Israel

Korazim

“Then began he to upbraid the cities wherein most of his mighty works were done, because they repented not: Woe unto thee, Chorazin (Korazim)! Woe unto thee, Bethsaida! For if the mighty works, which were done in you, had been done in Tyre and Sidon, they would have repented long ago in sackcloth and ashes.” (Matthew 11:21-22)

 

Admission:

Hours: April – September 8 am to 5 pm, October – March 8am to 4pm, Fridays & holidays 8 am to 3 pm
Phone: 04-693-4982
Entrance fee: 20 NIS

Korazim

Description:

Korazim sits on the north side of the Sea of Galilee. It is currently in ruins and dates back to the Roman and Byzantine eras. Korazim rose to infamy as one of the cities condemned by Jesus in the New Testament of the Bible. Jesus did this because Korazim is listed among the cities that treated him poorly.

The houses and other structures in this seaside town were made of black basalt stones, as were most on the shores of the Sea of Galilee because basalt was so abundant in that area. Korazim still displays basalt buildings and a 4th century synagogue, which has been restored. This grand church sits in the central quarter of the town. This historical site is located 4.5 kilometers north of the Sea of Galilee and is 300 meters above the level of the lake. Pilgrims can visit Korazim by walking east from the intersection of Vered and Hagalil or walking west from the road connecting the Sea of Galilee and Almagor.

What to See

The ruins of this village are divided in to 5 sections (north, south, east, west, central). The central section includes all the public houses and the synagogue. Korazim, unlike many other cities in Israel, is not protected by a wall.
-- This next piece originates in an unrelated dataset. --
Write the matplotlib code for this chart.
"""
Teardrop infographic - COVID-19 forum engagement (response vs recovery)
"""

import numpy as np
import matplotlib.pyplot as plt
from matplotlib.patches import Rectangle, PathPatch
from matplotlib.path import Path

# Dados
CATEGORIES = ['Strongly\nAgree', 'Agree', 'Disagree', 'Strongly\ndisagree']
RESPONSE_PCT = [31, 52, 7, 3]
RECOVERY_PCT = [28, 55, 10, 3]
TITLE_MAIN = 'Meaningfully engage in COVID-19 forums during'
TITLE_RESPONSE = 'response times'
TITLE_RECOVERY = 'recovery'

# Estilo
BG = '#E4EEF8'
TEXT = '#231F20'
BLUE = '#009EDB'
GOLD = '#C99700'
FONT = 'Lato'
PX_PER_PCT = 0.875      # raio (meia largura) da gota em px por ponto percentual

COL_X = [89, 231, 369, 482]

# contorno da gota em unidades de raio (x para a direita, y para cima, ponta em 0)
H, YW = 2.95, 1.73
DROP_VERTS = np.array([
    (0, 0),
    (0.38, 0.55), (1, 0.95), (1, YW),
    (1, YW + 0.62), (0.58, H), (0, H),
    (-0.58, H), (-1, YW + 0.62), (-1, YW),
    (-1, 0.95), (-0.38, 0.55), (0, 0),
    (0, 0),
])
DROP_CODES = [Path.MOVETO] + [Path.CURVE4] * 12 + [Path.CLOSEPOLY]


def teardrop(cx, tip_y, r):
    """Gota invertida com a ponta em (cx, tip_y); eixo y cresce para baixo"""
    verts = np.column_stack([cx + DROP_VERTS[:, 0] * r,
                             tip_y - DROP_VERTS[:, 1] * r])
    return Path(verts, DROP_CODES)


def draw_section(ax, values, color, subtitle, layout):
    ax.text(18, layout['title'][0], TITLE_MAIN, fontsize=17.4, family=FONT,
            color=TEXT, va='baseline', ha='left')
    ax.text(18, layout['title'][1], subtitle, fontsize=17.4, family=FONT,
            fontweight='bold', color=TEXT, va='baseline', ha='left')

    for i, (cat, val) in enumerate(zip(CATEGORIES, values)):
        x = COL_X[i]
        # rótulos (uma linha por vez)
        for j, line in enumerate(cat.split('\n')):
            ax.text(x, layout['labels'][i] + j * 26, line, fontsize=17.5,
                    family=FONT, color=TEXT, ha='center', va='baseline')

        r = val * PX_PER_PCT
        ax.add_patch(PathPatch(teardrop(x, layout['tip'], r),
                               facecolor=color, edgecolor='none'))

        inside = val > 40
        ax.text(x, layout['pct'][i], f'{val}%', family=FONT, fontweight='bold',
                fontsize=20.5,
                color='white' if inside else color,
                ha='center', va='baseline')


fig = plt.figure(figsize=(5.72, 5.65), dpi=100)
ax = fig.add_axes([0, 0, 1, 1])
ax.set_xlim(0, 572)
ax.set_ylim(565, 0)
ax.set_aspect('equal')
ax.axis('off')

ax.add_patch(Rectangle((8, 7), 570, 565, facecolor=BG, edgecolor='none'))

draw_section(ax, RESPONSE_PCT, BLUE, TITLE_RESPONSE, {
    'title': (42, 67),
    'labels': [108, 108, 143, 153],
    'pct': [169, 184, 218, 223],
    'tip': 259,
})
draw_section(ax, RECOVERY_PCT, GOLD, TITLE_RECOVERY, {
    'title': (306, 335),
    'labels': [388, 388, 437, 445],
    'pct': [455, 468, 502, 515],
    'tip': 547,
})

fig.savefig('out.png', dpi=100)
There is a ritual bath, or underground Mikveh, in the central section just north of the synagogue. The bath is based on the set of stones placed over a cavity. Korazim also has a cistern just behind the bath. It is not hard for pilgrims to imagine Jesus healing the blind man at a bath similar to this one.

The impressive church is built in a classic rectangular style, very common in Galilee at that time. It, like the homes in this village, is made from the volcanic black stones and built on a raised platform. Pilgrims can enter from the staircase along the main street. There are three doors, all ornately decorated. Unlike other Galilean synagogues, this structure in Korazim doesn’t have any mosaics on the floor.

Much of the church was damaged in the 4th century by an earthquake. It was later restored. There is a stone bench outside the church known as “Cathedra of Moses.” It is dedicated to the memory of Yuden Bar Ishmael.

History:

The city of Korazim was established in the 1st century. This was the city that rejected Jesus and thus the city Jesus in turn denounced. The remains found in the city now belong to a later period, of Mishna and Talmud during the 3rd and 4th centuries. The Jewish Synagogue was built in the 3rd century, as seen on the coins found in the church.

Eusebius of Caesarea records the destruction of Korazim in the middle of the 4th century. He related the destruction of the city to the prophecy made by Jesus of city’s coming demise. The destruction is corroborated by excavations, as well. It was restored, and then expanded during the Arabic period (8th century). It had another growth period during the 13th century. The grave of Sheik Ramadan, during the Mamluk period) was among the artifacts uncovered during the excavations. Bedouins from Syria inhabited the town until 1948 when the site was abandoned. The site was excavated throughout the years and is now open to the public as a national park.